Anthropic/OpenAI may be spending more than $1000 for every $100 you pay them

Trilogy3452@lemmy.world · 15 hours ago

Anthropic/OpenAI may be spending more than $1000 for every $100 you pay them

justOnePersistentKbinPlease@fedia.io · 13 hours ago

My first use of Claude this week, for code reviews only(since no LLM can be trusted to write a user story or test suite), had it gaslight me.

It marked down my code for using a specific practice to make some xml safer and easier to read.

When I tried things its way, it wanted me to change it back.

ramble81@lemmy.zip · 9 hours ago

I found it’s decent for some light QC but when it asks “do you want me to change it?” I’m like “nah, thanks for pointing it out but I’ll do it myself”

rozodru@piefed.world · 13 hours ago

oh it’s great isn’t it? you ask it for help on some code, provides its solution, you try it and it doesn’t work so you respond with the error, it claims YOU wrote it wrong and then when yo utell it “I just copy and pasted what you provided” it says “you’re right, i’m sorry.”

Claude is to the point now where it just starts hallucinating on the first prompt. it’s 100% unreliable now when before it was like 90%. no point in using it, it’s garbage. and Claude Code is just as bad now. If you or anyone is using Claude Code to develop ANYTHING I would highly suggest you stop right now because I can guarantee you with nearly 100% certainty that whatever shit it’s writing into your stuff isn’t going to work. period.

Crylos@lemmy.world · 13 hours ago

I use it a lot, and if you are getting these kinds of results you are either trolling, or just flat out not providing the details and guardrails required with your prompts.

I’ve been in software for decades, and if used correctly, yes it can accelerate velocity of building code out. 10x?

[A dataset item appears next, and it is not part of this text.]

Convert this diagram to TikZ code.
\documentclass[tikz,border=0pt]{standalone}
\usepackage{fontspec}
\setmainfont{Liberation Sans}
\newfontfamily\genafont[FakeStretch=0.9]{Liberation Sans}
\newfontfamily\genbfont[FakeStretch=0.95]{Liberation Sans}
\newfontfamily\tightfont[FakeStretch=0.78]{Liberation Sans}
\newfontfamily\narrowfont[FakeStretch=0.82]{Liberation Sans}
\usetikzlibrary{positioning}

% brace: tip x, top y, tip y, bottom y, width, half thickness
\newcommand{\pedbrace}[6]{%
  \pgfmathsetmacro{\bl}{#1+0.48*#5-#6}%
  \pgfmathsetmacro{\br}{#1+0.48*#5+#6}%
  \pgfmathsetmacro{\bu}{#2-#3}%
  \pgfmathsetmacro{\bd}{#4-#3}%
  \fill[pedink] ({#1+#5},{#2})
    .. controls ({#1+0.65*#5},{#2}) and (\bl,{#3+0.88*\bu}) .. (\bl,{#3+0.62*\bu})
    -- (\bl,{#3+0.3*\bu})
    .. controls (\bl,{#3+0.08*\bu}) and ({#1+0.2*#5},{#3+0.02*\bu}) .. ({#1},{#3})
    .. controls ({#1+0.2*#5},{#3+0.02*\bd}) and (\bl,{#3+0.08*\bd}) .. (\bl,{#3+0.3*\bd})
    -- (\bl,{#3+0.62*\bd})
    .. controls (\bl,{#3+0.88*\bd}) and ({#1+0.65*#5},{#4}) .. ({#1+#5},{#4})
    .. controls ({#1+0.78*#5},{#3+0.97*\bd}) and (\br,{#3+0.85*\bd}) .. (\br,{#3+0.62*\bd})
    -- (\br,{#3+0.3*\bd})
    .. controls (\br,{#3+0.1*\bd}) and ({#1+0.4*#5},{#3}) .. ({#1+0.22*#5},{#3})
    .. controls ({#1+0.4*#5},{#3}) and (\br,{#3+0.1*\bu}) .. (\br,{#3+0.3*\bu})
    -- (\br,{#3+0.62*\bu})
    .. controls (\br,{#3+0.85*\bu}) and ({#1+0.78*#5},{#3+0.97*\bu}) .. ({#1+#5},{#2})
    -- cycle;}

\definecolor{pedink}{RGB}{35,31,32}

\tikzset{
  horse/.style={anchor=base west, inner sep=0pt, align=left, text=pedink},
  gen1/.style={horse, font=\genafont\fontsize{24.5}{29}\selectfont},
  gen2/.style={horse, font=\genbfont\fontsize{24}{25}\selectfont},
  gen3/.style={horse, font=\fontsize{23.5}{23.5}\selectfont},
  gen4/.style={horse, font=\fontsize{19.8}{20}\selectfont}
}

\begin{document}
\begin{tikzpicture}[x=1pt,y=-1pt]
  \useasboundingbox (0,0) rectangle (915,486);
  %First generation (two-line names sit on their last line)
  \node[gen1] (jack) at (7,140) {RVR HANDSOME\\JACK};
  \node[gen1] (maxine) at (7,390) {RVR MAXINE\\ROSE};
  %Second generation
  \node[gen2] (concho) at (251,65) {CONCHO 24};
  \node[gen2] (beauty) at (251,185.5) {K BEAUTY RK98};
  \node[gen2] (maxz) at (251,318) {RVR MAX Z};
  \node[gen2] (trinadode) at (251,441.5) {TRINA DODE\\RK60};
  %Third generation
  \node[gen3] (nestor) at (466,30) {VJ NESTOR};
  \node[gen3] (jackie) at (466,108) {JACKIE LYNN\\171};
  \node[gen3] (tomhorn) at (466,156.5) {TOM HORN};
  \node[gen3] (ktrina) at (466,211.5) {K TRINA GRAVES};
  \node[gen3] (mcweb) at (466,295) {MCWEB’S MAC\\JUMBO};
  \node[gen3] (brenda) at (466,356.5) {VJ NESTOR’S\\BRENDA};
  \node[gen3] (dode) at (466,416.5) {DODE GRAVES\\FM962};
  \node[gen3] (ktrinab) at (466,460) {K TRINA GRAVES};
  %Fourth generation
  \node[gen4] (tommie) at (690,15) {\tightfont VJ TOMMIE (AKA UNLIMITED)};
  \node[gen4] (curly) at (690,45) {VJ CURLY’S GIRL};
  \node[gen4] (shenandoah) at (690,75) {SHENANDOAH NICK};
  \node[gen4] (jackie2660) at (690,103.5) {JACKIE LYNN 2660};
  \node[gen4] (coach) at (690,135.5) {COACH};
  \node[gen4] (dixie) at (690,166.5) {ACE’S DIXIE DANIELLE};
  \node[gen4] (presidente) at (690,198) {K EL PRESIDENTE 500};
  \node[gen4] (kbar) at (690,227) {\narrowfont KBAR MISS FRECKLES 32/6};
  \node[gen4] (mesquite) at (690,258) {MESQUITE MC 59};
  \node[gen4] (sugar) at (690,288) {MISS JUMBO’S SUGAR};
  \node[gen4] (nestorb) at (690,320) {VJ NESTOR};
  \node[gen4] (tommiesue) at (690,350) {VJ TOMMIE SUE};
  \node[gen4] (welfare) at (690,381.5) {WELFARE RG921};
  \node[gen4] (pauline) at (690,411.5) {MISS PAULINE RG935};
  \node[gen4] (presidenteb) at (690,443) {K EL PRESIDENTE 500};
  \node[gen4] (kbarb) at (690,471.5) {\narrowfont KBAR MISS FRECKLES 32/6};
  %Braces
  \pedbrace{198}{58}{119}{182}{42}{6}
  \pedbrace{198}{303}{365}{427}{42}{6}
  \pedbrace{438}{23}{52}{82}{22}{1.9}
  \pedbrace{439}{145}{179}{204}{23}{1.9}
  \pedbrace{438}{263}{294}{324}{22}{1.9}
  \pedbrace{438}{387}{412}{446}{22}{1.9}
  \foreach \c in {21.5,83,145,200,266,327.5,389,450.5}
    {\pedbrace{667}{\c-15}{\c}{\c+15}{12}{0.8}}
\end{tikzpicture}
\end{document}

No… if you are lucky and careful perhaps 2-4x.

As ALWAYS the human should be in the loop and is on the hook for any code generated.

tomjuggler@lemmy.world · 2 hours ago

Lots of anti-ai people in this thread it seems. I get it - personally I HATE the fake image generation! But I have to agree with you in terms of coding that using LLM’s correctly can offer huge benefits.

Modern harnesses are getting more and more sophisticated and your milage varies depending on how well you use them (like any complex tool). At the end of the day it’s still up to the developer to take the code and make sure it’s correct - no different from before where we used to copy code from Stack Overflow or other examples and modify them for our own use.

One thing I have to add - I honestly don’t understand why anyone would use Claude or chatgpt at their ridiculous prices when DeepSeek exists…

Nighed@feddit.uk · 2 hours ago

The question comes down to cost. The actually good models are already expensive, yet still apparently subsidised. Once we have to pay the true cost they will only be worth using when you are truly stuck.

Lots of use for the simpler models for basic util creation and simpler cleanup refactor stuff though. Quite nice if it actually turns out like that.

justOnePersistentKbinPlease@fedia.io · 10 hours ago

I was using a set of template files designed for LLMs to review that project. It is absolutely the fault of Claude that it tools me to do something one way, then told me to try another and when I reverted it said it was the optimal approach.

Where I find it helps is in getting initial starts and as a start to code review. But in both cases they aren’t ever operating on their own and their feedback is filtered through myself or another senior dev.

WYLD_STALLYNS@lemmy.dbzer0.com · 13 hours ago

Exactly, never trust an LLM to code. And if it argues back, explain why it’s wrong and that you have nothing but time and experience. Most tend to fold when you point out it’s not a free thinking AI, it’s an entrapped corporate model they designed with preprogrammed biases. But I love arguing 😂.

Arrandee@lemmy.world · 13 hours ago

I’ve used Claude and Codex, and while both are based on untenable economics, I can at least attest that my use of Codex has yielded some productive results. Claude, so far, has delivered fuck all that’s useful to me.

SleeplessCityLights@programming.dev · 12 hours ago

I have found the opposite. Codex spits back mostly useless code that is twice the length it needs to be with a bunch of unessesary stuff and Claude is the only thing I get useful output from.